The new iLife comes at an interesting time, competitively. Earlier this month, Microsoft released Windows Live Essentials 2011, which is the first version of the suite offering credible competition to iLife. More importantly, Microsoft is aggressively marketing the suite -- and compellingly. Over the last several nights I've seen Microsoft commercial "Family Photo -- to the Cloud," which is simply endearing. A mother difficultly tries to take a family portrait. She rushes "to the cloud," using Windows 7 and Windows Live to swap out grumpy faces for happy ones. "Windows gives me the family that nature never could," the mom exclaims. The TV ad recognizes something camera manufacturers have known for more than a century -- that women tend to be the keeper of the family's memories.

Like recent TV advertisements for Bing, Internet Explorer 8, Windows Phone 7 and Windows 7, "Family Photo" is a charmer. Microsoft is on a marketing roll that Apple executives should envy and should worry about. I've often asserted that in business, marketing and perception are everything. Apple reinvigorated its brand during the early 2000s with compelling, aggressive and often solo TV advertising. For years, only Apple aired MP3 player commercials in the United States; is it any wonder then that iPod sold so well after a long marketing build up that made it appear like the only choice? TV advertising is but an anchor to any marketing campaign, but one Microsoft long overlooked. Apple, you've been warned.

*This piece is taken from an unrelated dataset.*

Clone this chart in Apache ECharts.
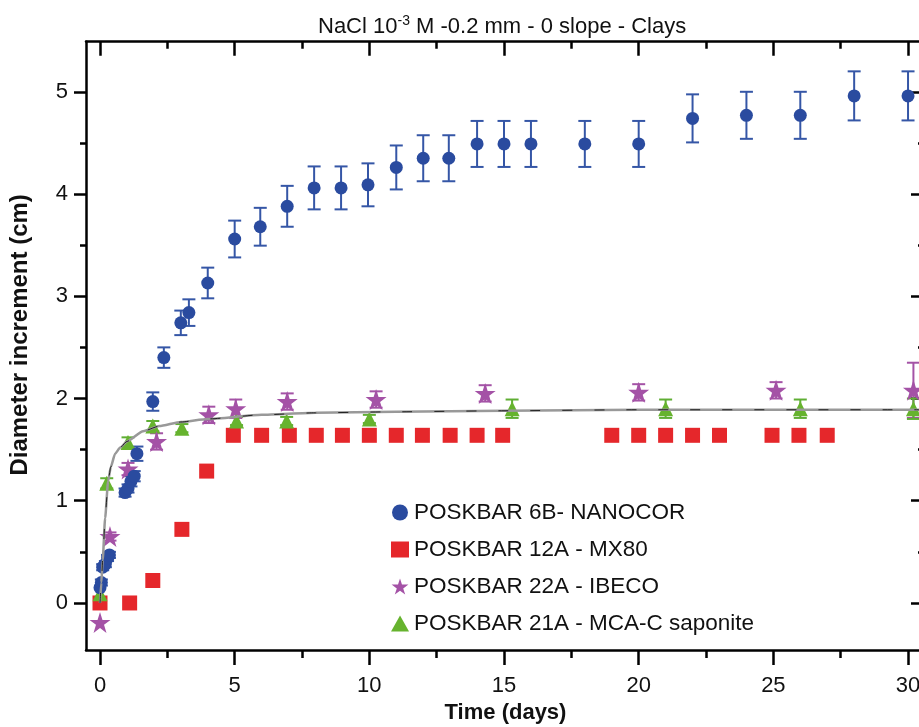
<!DOCTYPE html>
<html lang="en">
<head>
    <meta charset="UTF-8">
    <title>NaCl 10-3 M - Clays</title>
    <script src="https://cdn.jsdelivr.net/npm/echarts@6/dist/echarts.min.js"></script>
    <style>
        html, body { margin: 0; padding: 0; background: #fff; }
    </style>
</head>
<body>

<div id="eCharts" style="width: 919px;height: 727px"></div>

<script>
    // data (days, cm, error)
    var nanocorDays = [0, 0.05, 0.1, 0.2, 0.28, 0.35, 0.93, 1.04, 1.15, 1.27, 1.37, 1.96, 2.37, 3.0, 3.3, 4.0,
        5.0, 5.95, 6.95, 7.95, 8.95, 9.95, 11, 12, 12.95, 14, 15, 16, 18, 20, 22, 24, 26, 28, 30];
    var nanocorValues = [0.15, 0.2, 0.35, 0.38, 0.44, 0.47, 1.08, 1.12, 1.19, 1.24, 1.46, 1.97, 2.40, 2.74, 2.84, 3.13,
        3.56, 3.68, 3.88, 4.06, 4.06, 4.09, 4.26, 4.35, 4.35, 4.49, 4.49, 4.49, 4.49, 4.49, 4.74, 4.77, 4.77, 4.96, 4.96];
    var nanocorErr = [0, 0.03, 0.03, 0.03, 0.03, 0.03, 0.04, 0.04, 0.05, 0.05, 0.07, 0.09, 0.1, 0.12, 0.13, 0.15,
        0.18, 0.185, 0.2, 0.21, 0.21, 0.21, 0.215, 0.225, 0.225, 0.225, 0.225, 0.225, 0.225, 0.225, 0.235, 0.23, 0.23, 0.24, 0.24];

    var mx80Days = [0, 1.1, 1.96, 3.04, 3.96, 4.95, 6, 7.03, 8.03, 9, 10, 11, 11.97, 13, 14, 14.95,
        19, 20, 21, 22, 23, 24.95, 25.95, 27];
    var mx80Values = [0, 0, 0.22, 0.72, 1.29, 1.64, 1.64, 1.64, 1.64, 1.64, 1.64, 1.64, 1.64, 1.64, 1.64, 1.64,
        1.64, 1.64, 1.64, 1.64, 1.64, 1.64, 1.64, 1.64];

    var ibecoDays = [0, 0.37, 1.04, 2.1, 4.04, 5.04, 6.95, 10.25, 14.3, 20, 25.1, 30.2];
    var ibecoValues = [-0.19, 0.65, 1.31, 1.58, 1.84, 1.9, 1.97, 1.99, 2.05, 2.06, 2.08, 2.08];
    var ibecoErr = [0, 0.04, 0.06, 0.08, 0.08, 0.09, 0.08, 0.08, 0.08, 0.08, 0.08, 0.27];

    var saponiteDays = [0, 0.25, 1.04, 1.96, 3.04, 5.07, 6.93, 10, 15.3, 21, 26, 30.2];
    var saponiteValues = [0.09, 1.17, 1.57, 1.73, 1.71, 1.78, 1.78, 1.8, 1.9, 1.9, 1.9, 1.9];
    var saponiteErr = [0, 0.05, 0.05, 0.05, 0.04, 0.04, 0.04, 0.04, 0.09, 0.09, 0.09, 0.1];

    // fitted curve
    var fitDays = [0, 0.05, 0.1, 0.19, 0.3, 0.4, 0.56, 0.75, 1, 1.6, 2.2, 3, 4, 6, 8, 11, 15, 20, 30.6];
    var fitValues = [0, 0.2, 0.42, 0.83, 1.19, 1.33, 1.46, 1.52, 1.58, 1.68, 1.73, 1.77, 1.8, 1.84, 1.86, 1.87, 1.88, 1.89, 1.89];

    var seriesNames = ['POSKBAR 6B- NANOCOR', 'POSKBAR 12A - MX80', 'POSKBAR 22A - IBECO', 'POSKBAR 21A - MCA-C saponite'];

    var xMajorTicks = [0, 5, 10, 15, 20, 25, 30];
    var xMinorTicks = [2.5, 7.5, 12.5, 17.5, 22.5, 27.5];
    var yMajorTicks = [0, 1, 2, 3, 4, 5];
    var yMinorTicks = [0.5, 1.5, 2.5, 3.5, 4.5];

    var FONT = 'Liberation Sans, Arial, sans-serif';
    var X_MIN = -0.52, X_MAX = 30.63;
    var Y_MIN = -0.46, Y_MAX = 5.49;
    var STAR = 'path://M50,0 L61.2,34.5 L97.6,34.5 L68.2,55.9 L79.4,90.5 L50,69.1 L20.6,90.5 L31.8,55.9 L2.4,34.5 L38.8,34.5 Z';

    function pairs(xs, ys) {
        return xs.map(function (x, i) { return [x, ys[i]]; });
    }

    // error bars drawn with a custom series
    function errorBars(xs, ys, errs, color) {
        var data = [];
        xs.forEach(function (x, i) {
            if (errs[i] > 0) data.push([x, ys[i] - errs[i], ys[i] + errs[i]]);
        });
        return {
            type: 'custom',
            z: 2,
            silent: true,
            data: data,
            encode: {x: 0, y: [1, 2]},
            renderItem: function (params, api) {
                var lo = api.coord([api.value(0), api.value(1)]);
                var hi = api.coord([api.value(0), api.value(2)]);
                var w = 6.5;
                var st = {stroke: color, lineWidth: 2, fill: null};
                return {
                    type: 'group',
                    children: [
                        {type: 'line', shape: {x1: hi[0], y1: hi[1], x2: lo[0], y2: lo[1]}, style: st},
                        {type: 'line', shape: {x1: hi[0] - w, y1: hi[1], x2: hi[0] + w, y2: hi[1]}, style: st},
                        {type: 'line', shape: {x1: lo[0] - w, y1: lo[1], x2: lo[0] + w, y2: lo[1]}, style: st}
                    ]
                };
            }
        };
    }

    function axisCommon(extra) {
        var base = {
            type: 'value',
            splitLine: {show: false},
            axisLine: {show: true, onZero: false, lineStyle: {color: '#000', width: 2.5}},
            axisLabel: {show: false},
            axisTick: {show: true, lineStyle: {color: '#000', width: 2.5}}
        };
        for (var k in extra) base[k] = extra[k];
        return base;
    }

    var hiddenLine = {show: false, onZero: false};

    var myChart = echarts.init(document.getElementById('eCharts'));

    var option = {
        backgroundColor: '#fff',
        animation: false,
        title: {
            text: '{a|NaCl 10}{b|-3}{a| M -0.2 mm - 0 slope - Clays}',
            left: 313,
            top: 9,
            textStyle: {
                fontWeight: 'normal',
                rich: {
                    a: {fontSize: 22, fontFamily: FONT, fontWeight: 'normal', color: '#111', lineHeight: 25},
                    b: {fontSize: 14, fontFamily: FONT, fontWeight: 'normal', color: '#111', verticalAlign: 'top', lineHeight: 15}
                }
            }
        },
        legend: {
            data: seriesNames,
            orient: 'vertical',
            left: 386,
            top: 496,
            itemWidth: 18,
            itemHeight: 16,
            itemGap: 14,
            textStyle: {fontSize: 22.5, fontFamily: FONT, color: '#111'}
        },
        grid: {
            left: 86,
            right: -6,
            top: 41.7,
            bottom: 77,
            containLabel: false,
            outerBoundsMode: 'none'
        },
        xAxis: [
            axisCommon({
                position: 'bottom', min: X_MIN, max: X_MAX,
                axisTick: {customValues: xMajorTicks, length: 15, lineStyle: {color: '#000', width: 2.5}},
                axisLabel: {show: true, customValues: xMajorTicks, fontSize: 22, fontFamily: FONT, color: '#111', margin: 25},
                name: 'Time (days)',
                nameLocation: 'middle',
                nameGap: 51,
                nameTextStyle: {fontSize: 22, fontWeight: 'bold', fontFamily: FONT, color: '#111'}
            }),
            axisCommon({
                position: 'bottom', min: X_MIN, max: X_MAX,
                axisLine: hiddenLine,
                axisTick: {customValues: xMinorTicks, length: 8, lineStyle: {color: '#000', width: 2.5}}
            }),
            axisCommon({
                position: 'top', min: X_MIN, max: X_MAX,
                axisTick: {inside: true, customValues: xMajorTicks, length: 14, lineStyle: {color: '#000', width: 2.5}}
            }),
            axisCommon({
                position: 'top', min: X_MIN, max: X_MAX,
                axisLine: hiddenLine,
                axisTick: {inside: true, customValues: xMinorTicks, length: 7, lineStyle: {color: '#000', width: 2.5}}
            })
        ],
        yAxis: [
            axisCommon({
                position: 'left', min: Y_MIN, max: Y_MAX,
                axisTick: {customValues: yMajorTicks, length: 12, lineStyle: {color: '#000', width: 2.5}},
                axisLabel: {show: true, customValues: yMajorTicks, fontSize: 22, fontFamily: FONT, color: '#111', margin: 18},
                name: 'Diameter increment (cm)',
                nameLocation: 'middle',
                nameGap: 54,
                nameTextStyle: {fontSize: 24, fontWeight: 'bold', fontFamily: FONT, color: '#111', padding: [0, 0, 0, 22]}
            }),
            axisCommon({
                position: 'left', min: Y_MIN, max: Y_MAX,
                axisLine: hiddenLine,
                axisTick: {customValues: yMinorTicks, length: 6, lineStyle: {color: '#000', width: 2.5}}
            }),
            axisCommon({
                position: 'right', min: Y_MIN, max: Y_MAX,
                axisTick: {inside: true, customValues: yMajorTicks, length: 14, lineStyle: {color: '#000', width: 2.5}}
            }),
            axisCommon({
                position: 'right', min: Y_MIN, max: Y_MAX,
                axisLine: hiddenLine,
                axisTick: {inside: true, customValues: yMinorTicks, length: 7, lineStyle: {color: '#000', width: 2.5}}
            })
        ],
        series: [
            errorBars(nanocorDays, nanocorValues, nanocorErr, '#3556a6'),
            errorBars(ibecoDays, ibecoValues, ibecoErr, '#a453a6'),
            errorBars(saponiteDays, saponiteValues, saponiteErr, '#5fae34'),
            {
                name: seriesNames[1],
                type: 'scatter',
                symbol: 'rect',
                symbolSize: 15,
                z: 3,
                itemStyle: {color: '#e5272b', opacity: 1},
                data: pairs(mx80Days, mx80Values)
            },
            {
                name: seriesNames[3],
                type: 'scatter',
                symbol: 'triangle',
                symbolSize: 15,
                z: 3,
                itemStyle: {color: '#66b32e', opacity: 1},
                data: pairs(saponiteDays, saponiteValues)
            },
            {
                name: seriesNames[2],
                type: 'scatter',
                symbol: STAR,
                symbolSize: 21,
                z: 4,
                itemStyle: {color: '#a452a6', opacity: 1},
                data: pairs(ibecoDays, ibecoValues)
            },
            {
                name: seriesNames[0],
                type: 'scatter',
                symbol: 'circle',
                symbolSize: 13,
                z: 4,
                itemStyle: {color: '#2a4b9f', opacity: 1},
                data: pairs(nanocorDays, nanocorValues)
            },
            {
                type: 'line',
                z: 5,
                symbol: 'none',
                smooth: 0.2,
                smoothMonotone: 'x',
                silent: true,
                lineStyle: {color: '#999', width: 2.5},
                data: pairs(fitDays, fitValues)
            },
            {
                type: 'line',
                z: 6,
                symbol: 'none',
                smooth: 0.2,
                smoothMonotone: 'x',
                silent: true,
                lineStyle: {color: '#222', width: 1, type: [10, 22]},
                data: pairs(fitDays, fitValues)
            }
        ]
    };

    myChart.setOption(option);
</script>

</body>
</html>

That said, a little Apple competitive marketing could go far, particularly considering some of the amazing new features demoed today. Jason Dunn aptly tweeted during the event: "The iLife suite really is the secret weapon on the Mac. Windows Live is getting better, but has so far to go -- iLife `11 looks pretty killer." I will save final evaluation until after using the product. But I agree, iLife `11 looks pretty good.